-- DO THIS --
Up to and including the line that contains "5000, 10000, 20000]", repeat each line of the data exactly, starting from the first.

-- INFORMATION SUPPLIED --

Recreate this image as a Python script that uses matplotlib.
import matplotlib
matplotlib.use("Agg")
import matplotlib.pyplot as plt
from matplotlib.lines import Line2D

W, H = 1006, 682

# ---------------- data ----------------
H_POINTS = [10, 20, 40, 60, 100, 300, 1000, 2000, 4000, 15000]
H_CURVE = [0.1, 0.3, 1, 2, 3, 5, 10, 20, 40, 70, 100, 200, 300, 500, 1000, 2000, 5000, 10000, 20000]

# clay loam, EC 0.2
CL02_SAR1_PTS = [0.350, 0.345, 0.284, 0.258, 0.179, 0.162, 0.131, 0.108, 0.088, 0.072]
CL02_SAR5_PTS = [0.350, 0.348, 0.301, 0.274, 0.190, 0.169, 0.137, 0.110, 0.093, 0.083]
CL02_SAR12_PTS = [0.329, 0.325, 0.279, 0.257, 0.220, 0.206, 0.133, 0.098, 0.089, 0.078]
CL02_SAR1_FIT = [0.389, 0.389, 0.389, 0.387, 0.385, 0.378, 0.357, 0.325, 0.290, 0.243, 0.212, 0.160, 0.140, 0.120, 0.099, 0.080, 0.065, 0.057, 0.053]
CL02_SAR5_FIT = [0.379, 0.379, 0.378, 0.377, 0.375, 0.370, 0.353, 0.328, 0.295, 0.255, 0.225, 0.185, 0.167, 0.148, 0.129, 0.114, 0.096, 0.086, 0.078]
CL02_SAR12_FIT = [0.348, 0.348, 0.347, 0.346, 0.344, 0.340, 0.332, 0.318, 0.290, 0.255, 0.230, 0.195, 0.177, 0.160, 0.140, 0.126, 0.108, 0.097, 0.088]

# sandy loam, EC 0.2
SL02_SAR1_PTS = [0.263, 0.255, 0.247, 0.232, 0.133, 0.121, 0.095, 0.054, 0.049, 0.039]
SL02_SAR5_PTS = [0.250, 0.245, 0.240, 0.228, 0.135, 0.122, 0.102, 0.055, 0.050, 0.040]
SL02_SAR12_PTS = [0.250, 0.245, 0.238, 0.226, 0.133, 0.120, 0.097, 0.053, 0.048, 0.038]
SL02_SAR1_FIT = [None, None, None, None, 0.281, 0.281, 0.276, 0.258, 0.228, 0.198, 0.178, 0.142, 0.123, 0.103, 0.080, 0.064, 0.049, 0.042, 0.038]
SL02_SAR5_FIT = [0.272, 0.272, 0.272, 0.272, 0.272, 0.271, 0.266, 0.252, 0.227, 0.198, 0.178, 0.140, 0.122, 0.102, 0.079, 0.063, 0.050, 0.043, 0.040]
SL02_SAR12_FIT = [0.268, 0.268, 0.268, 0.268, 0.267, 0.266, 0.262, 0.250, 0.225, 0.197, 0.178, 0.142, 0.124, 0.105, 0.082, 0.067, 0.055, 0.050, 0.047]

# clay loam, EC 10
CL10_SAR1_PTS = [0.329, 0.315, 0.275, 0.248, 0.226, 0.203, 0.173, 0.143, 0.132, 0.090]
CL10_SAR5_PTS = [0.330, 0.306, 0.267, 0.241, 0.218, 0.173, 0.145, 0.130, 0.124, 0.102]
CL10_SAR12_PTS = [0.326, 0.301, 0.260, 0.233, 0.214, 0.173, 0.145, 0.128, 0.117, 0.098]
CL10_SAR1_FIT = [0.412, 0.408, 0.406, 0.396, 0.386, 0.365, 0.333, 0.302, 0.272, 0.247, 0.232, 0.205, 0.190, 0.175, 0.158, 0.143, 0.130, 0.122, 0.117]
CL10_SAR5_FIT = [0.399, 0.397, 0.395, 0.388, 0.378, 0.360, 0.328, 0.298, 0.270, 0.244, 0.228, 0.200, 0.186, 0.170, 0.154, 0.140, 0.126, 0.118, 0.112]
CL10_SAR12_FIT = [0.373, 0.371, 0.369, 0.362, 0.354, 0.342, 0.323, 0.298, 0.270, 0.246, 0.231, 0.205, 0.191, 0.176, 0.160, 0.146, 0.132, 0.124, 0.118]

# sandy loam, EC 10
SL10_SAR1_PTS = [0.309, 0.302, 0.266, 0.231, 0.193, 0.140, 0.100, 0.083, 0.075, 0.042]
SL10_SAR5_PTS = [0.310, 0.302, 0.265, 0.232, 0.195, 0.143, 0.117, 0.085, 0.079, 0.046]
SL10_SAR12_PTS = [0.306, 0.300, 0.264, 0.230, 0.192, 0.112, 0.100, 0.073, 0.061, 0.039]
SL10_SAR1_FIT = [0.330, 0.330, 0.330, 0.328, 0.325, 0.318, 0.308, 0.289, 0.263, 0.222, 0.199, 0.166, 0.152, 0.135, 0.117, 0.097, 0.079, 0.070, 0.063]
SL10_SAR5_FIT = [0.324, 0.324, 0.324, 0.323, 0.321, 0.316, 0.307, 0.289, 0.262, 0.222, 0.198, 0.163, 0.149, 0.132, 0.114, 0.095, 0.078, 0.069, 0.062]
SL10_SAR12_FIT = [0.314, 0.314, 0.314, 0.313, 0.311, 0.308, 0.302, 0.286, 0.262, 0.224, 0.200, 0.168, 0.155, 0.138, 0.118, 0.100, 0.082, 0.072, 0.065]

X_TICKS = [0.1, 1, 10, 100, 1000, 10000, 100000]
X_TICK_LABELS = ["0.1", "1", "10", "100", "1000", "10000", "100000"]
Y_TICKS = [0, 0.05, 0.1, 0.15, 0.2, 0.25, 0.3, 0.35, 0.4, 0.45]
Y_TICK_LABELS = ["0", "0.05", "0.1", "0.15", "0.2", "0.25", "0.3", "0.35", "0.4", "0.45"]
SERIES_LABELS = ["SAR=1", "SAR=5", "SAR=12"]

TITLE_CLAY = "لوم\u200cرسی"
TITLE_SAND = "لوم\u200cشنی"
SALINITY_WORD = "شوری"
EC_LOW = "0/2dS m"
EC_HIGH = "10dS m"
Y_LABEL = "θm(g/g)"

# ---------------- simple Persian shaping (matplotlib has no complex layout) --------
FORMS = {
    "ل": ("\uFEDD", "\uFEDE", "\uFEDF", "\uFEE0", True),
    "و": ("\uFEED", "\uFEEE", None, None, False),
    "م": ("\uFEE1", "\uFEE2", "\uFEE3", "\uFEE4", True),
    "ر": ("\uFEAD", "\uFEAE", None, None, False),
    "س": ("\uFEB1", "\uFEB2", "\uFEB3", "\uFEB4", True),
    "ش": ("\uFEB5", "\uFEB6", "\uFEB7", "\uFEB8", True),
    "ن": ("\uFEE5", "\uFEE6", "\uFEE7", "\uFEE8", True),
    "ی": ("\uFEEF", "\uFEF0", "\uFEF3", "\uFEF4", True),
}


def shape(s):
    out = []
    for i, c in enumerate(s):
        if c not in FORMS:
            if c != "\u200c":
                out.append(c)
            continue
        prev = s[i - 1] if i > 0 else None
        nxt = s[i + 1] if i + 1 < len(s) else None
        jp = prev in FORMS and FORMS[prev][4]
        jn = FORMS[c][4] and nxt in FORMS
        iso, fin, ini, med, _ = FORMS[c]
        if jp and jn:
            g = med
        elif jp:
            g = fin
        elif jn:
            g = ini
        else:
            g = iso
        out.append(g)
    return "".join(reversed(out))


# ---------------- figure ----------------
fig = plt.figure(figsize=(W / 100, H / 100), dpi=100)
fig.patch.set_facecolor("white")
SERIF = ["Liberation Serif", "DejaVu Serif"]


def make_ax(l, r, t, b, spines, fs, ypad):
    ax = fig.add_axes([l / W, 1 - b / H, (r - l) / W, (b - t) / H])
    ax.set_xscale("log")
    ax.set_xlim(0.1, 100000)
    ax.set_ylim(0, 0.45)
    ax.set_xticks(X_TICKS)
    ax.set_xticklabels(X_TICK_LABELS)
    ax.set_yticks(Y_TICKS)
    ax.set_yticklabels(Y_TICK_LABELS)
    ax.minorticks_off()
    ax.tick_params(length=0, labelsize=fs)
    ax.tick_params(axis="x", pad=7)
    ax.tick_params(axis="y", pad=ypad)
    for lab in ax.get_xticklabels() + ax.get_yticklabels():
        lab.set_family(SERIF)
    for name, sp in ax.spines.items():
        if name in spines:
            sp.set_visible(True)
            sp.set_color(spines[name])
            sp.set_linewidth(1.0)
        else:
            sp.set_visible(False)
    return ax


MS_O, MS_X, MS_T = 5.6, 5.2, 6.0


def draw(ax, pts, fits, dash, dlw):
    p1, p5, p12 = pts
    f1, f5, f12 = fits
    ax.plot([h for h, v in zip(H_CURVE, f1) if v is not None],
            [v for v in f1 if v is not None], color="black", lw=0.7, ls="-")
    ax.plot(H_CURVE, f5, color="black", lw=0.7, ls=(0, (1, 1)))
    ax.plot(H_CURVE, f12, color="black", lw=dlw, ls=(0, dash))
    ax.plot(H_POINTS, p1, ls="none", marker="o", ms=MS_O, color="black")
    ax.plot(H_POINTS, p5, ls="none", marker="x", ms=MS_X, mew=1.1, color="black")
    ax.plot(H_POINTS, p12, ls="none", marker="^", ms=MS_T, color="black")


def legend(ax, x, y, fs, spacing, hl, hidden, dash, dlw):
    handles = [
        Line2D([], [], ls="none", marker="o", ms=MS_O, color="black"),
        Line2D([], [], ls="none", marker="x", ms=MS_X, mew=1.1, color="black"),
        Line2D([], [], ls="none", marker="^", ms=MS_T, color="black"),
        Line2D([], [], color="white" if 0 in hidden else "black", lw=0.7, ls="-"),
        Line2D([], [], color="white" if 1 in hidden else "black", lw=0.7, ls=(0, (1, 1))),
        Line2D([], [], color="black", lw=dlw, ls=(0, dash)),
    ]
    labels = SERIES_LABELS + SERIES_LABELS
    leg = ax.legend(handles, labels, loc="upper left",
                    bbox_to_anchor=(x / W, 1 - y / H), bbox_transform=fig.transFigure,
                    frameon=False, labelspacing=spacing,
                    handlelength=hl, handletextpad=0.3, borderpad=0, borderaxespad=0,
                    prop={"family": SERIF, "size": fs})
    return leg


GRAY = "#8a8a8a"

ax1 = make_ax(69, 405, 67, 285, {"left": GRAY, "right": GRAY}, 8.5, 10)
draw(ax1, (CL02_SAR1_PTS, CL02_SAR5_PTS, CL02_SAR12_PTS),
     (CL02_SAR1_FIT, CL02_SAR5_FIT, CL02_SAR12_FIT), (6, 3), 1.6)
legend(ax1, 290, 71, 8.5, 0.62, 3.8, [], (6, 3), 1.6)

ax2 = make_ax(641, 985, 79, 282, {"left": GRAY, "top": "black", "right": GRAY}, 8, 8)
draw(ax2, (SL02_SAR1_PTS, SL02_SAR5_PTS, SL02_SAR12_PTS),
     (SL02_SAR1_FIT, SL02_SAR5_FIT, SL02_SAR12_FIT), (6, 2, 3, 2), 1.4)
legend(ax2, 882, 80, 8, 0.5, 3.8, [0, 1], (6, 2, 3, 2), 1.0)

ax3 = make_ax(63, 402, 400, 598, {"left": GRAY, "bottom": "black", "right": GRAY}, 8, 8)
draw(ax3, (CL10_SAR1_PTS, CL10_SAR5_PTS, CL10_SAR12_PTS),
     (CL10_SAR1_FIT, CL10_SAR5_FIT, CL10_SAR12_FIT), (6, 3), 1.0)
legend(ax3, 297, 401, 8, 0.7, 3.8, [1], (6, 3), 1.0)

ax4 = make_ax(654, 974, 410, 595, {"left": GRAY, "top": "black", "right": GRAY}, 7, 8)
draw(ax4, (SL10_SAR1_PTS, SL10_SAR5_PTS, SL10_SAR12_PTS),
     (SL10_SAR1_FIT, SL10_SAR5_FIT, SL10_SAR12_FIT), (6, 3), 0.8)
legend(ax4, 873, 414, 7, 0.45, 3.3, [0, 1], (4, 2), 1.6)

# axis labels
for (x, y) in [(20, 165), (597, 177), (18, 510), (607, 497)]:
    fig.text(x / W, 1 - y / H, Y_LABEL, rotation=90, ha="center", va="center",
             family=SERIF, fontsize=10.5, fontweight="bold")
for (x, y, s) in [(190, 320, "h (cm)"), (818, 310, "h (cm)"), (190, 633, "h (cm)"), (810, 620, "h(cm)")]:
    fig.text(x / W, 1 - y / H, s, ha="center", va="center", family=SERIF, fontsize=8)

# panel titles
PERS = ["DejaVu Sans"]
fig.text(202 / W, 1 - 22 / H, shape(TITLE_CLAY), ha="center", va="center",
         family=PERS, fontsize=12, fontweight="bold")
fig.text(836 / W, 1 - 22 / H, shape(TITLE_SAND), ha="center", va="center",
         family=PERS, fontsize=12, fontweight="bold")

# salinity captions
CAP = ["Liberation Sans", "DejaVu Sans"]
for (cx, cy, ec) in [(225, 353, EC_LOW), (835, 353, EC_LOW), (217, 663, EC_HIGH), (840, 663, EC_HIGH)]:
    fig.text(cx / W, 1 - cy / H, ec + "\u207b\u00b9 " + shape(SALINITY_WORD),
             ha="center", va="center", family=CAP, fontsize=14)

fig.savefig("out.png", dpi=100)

-- THE ANSWER --
Recreate this image as a Python script that uses matplotlib.
import matplotlib
matplotlib.use("Agg")
import matplotlib.pyplot as plt
from matplotlib.lines import Line2D

W, H = 1006, 682

# ---------------- data ----------------
H_POINTS = [10, 20, 40, 60, 100, 300, 1000, 2000, 4000, 15000]
H_CURVE = [0.1, 0.3, 1, 2, 3, 5, 10, 20, 40, 70, 100, 200, 300, 500, 1000, 2000, 5000, 10000, 20000]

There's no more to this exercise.